= TASK BRIEF =
Can you transcribe the data exactly? Leave the pictures out.

= RECORDED DATA =

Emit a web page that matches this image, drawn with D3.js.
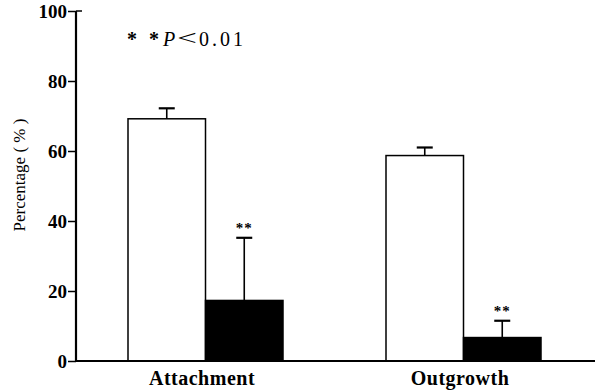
<!DOCTYPE html>
<html><head><meta charset="utf-8">
<script src="https://cdn.jsdelivr.net/npm/d3@7"></script>
<style>body{margin:0;background:#fff}svg{display:block}</style>
</head><body>
<script>
const categories = ["Attachment", "Outgrowth"];
const series = ["Control", "Treated"];
const means = [[69.2, 17.3], [58.7, 6.7]];
const errors = [[3.0, 17.9], [2.3, 4.8]];
const significant = [[false, true], [false, true]];
const yTicks = [0, 20, 40, 60, 80, 100];

const W = 603, H = 392;
const svg = d3.select("body").append("svg").attr("width", W).attr("height", H);
const font = "'Liberation Serif','DejaVu Serif',serif";

const y = d3.scaleLinear().domain([0, 100]).range([361, 11]);
const x0 = d3.scalePoint().domain(categories).range([205, 463]);
const x1 = d3.scaleBand().domain(series).range([-77, 78]).paddingInner(0);
const fills = ["#fff", "#000"];

categories.forEach((c, i) => {
  series.forEach((s, j) => {
    const bx = x0(c) + x1(s);
    const v = means[i][j], e = errors[i][j];
    const cx = bx + x1.bandwidth() / 2;
    svg.append("line").attr("x1", cx).attr("x2", cx).attr("y1", y(v)).attr("y2", y(v + e))
      .attr("stroke", "#000").attr("stroke-width", 1.6);
    svg.append("line").attr("x1", cx - 8).attr("x2", cx + 8).attr("y1", y(v + e)).attr("y2", y(v + e))
      .attr("stroke", "#000").attr("stroke-width", 2.2);
    svg.append("rect").attr("x", bx).attr("y", y(v)).attr("width", x1.bandwidth()).attr("height", y(0) - y(v))
      .attr("fill", fills[j]).attr("stroke", "#000").attr("stroke-width", 1.5);
    if (significant[i][j]) {
      svg.append("text").attr("x", cx).attr("y", y(v + e) - 5).attr("text-anchor", "middle")
        .attr("font-family", font).attr("font-weight", "bold").attr("font-size", 15)
        .attr("letter-spacing", 1).attr("fill", "#000").text("**");
    }
  });
});

// y axis
const yAxis = svg.append("g").attr("transform", "translate(76,0)")
  .call(d3.axisLeft(y).tickValues(yTicks).tickSize(8).tickPadding(1));
yAxis.attr("font-family", font);
yAxis.select(".domain").attr("stroke", "#000").attr("stroke-width", 2.2).attr("d", "M0," + y(100) + "V" + y(0));
yAxis.selectAll(".tick line").attr("stroke", "#000").attr("stroke-width", 1.5);
yAxis.selectAll(".tick text").attr("font-family", font).attr("font-size", 19).attr("font-weight", "bold").attr("fill", "#000");
svg.append("line").attr("x1", 76).attr("x2", 82).attr("y1", y(100)).attr("y2", y(100)).attr("stroke", "#000").attr("stroke-width", 1.5);

// x axis
svg.append("line").attr("x1", 75).attr("x2", 595).attr("y1", y(0)).attr("y2", y(0))
  .attr("stroke", "#000").attr("stroke-width", 2.2);
categories.forEach(c => {
  svg.append("text").attr("x", x0(c) - 3).attr("y", 385).attr("text-anchor", "middle")
    .attr("font-family", font).attr("font-size", 20).attr("font-weight", "bold")
    .attr("letter-spacing", 0.5).attr("fill", "#000").text(c);
});

// y label
svg.append("text").attr("transform", "translate(25,175) rotate(-90)").attr("text-anchor", "middle")
  .attr("font-family", font).attr("font-size", 17).attr("fill", "#000").text("Percentage ( % )");

// annotation
const ann = svg.append("g").attr("font-family", font).attr("font-size", 20).attr("fill", "#000");
ann.append("text").attr("x", 127).attr("y", 46).attr("font-weight", "bold").text("*");
ann.append("text").attr("x", 149).attr("y", 46).attr("font-weight", "bold").text("*");
ann.append("text").attr("x", 163).attr("y", 46).attr("font-style", "italic").text("P");
ann.append("text").attr("x", 177).attr("y", 45).attr("font-size", 22)
  .attr("textLength", 20).attr("lengthAdjust", "spacingAndGlyphs").text("<");
ann.append("text").attr("x", 199).attr("y", 46).attr("letter-spacing", 3).text("0.01");
</script>
</body></html>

= ANSWER IN FULL =
Emit a web page that matches this image, drawn with D3.js.
<!DOCTYPE html>
<html><head><meta charset="utf-8">
<script src="https://cdn.jsdelivr.net/npm/d3@7"></script>
<style>body{margin:0;background:#fff}svg{display:block}</style>
</head><body>
<script>
const categories = ["Attachment", "Outgrowth"];
const series = ["Control", "Treated"];
const means = [[69.2, 17.3], [58.7, 6.7]];
const errors = [[3.0, 17.9], [2.3, 4.8]];
const significant = [[false, true], [false, true]];
const yTicks = [0, 20, 40, 60, 80, 100];

const W = 603, H = 392;
const svg = d3.select("body").append("svg").attr("width", W).attr("height", H);
const font = "'Liberation Serif','DejaVu Serif',serif";

const y = d3.scaleLinear().domain([0, 100]).range([361, 11]);
const x0 = d3.scalePoint().domain(categories).range([205, 463]);
const x1 = d3.scaleBand().domain(series).range([-77, 78]).paddingInner(0);
const fills = ["#fff", "#000"];

categories.forEach((c, i) => {
  series.forEach((s, j) => {
    const bx = x0(c) + x1(s);
    const v = means[i][j], e = errors[i][j];
    const cx = bx + x1.bandwidth() / 2;
    svg.append("line").attr("x1", cx).attr("x2", cx).attr("y1", y(v)).attr("y2", y(v + e))
      .attr("stroke", "#000").attr("stroke-width", 1.6);
    svg.append("line").attr("x1", cx - 8).attr("x2", cx + 8).attr("y1", y(v + e)).attr("y2", y(v + e))
      .attr("stroke", "#000").attr("stroke-width", 2.2);
    svg.append("rect").attr("x", bx).attr("y", y(v)).attr("width", x1.bandwidth()).attr("height", y(0) - y(v))
      .attr("fill", fills[j]).attr("stroke", "#000").attr("stroke-width", 1.5);
    if (significant[i][j]) {
      svg.append("text").attr("x", cx).attr("y", y(v + e) - 5).attr("text-anchor", "middle")
        .attr("font-family", font).attr("font-weight", "bold").attr("font-size", 15)
        .attr("letter-spacing", 1).attr("fill", "#000").text("**");
    }
  });
});

// y axis
const yAxis = svg.append("g").attr("transform", "translate(76,0)")
  .call(d3.axisLeft(y).tickValues(yTicks).tickSize(8).tickPadding(1));
yAxis.attr("font-family", font);
yAxis.select(".domain").attr("stroke", "#000").attr("stroke-width", 2.2).attr("d", "M0," + y(100) + "V" + y(0));
yAxis.selectAll(".tick line").attr("stroke", "#000").attr("stroke-width", 1.5);
yAxis.selectAll(".tick text").attr("font-family", font).attr("font-size", 19).attr("font-weight", "bold").attr("fill", "#000");
svg.append("line").attr("x1", 76).attr("x2", 82).attr("y1", y(100)).attr("y2", y(100)).attr("stroke", "#000").attr("stroke-width", 1.5);

// x axis
svg.append("line").attr("x1", 75).attr("x2", 595).attr("y1", y(0)).attr("y2", y(0))
  .attr("stroke", "#000").attr("stroke-width", 2.2);
categories.forEach(c => {
  svg.append("text").attr("x", x0(c) - 3).attr("y", 385).attr("text-anchor", "middle")
    .attr("font-family", font).attr("font-size", 20).attr("font-weight", "bold")
    .attr("letter-spacing", 0.5).attr("fill", "#000").text(c);
});

// y label
svg.append("text").attr("transform", "translate(25,175) rotate(-90)").attr("text-anchor", "middle")
  .attr("font-family", font).attr("font-size", 17).attr("fill", "#000").text("Percentage ( % )");

// annotation
const ann = svg.append("g").attr("font-family", font).attr("font-size", 20).attr("fill", "#000");
ann.append("text").attr("x", 127).attr("y", 46).attr("font-weight", "bold").text("*");
ann.append("text").attr("x", 149).attr("y", 46).attr("font-weight", "bold").text("*");
ann.append("text").attr("x", 163).attr("y", 46).attr("font-style", "italic").text("P");
ann.append("text").attr("x", 177).attr("y", 45).attr("font-size", 22)
  .attr("textLength", 20).attr("lengthAdjust", "spacingAndGlyphs").text("<");
ann.append("text").attr("x", 199).attr("y", 46).attr("letter-spacing", 3).text("0.01");
</script>
</body></html>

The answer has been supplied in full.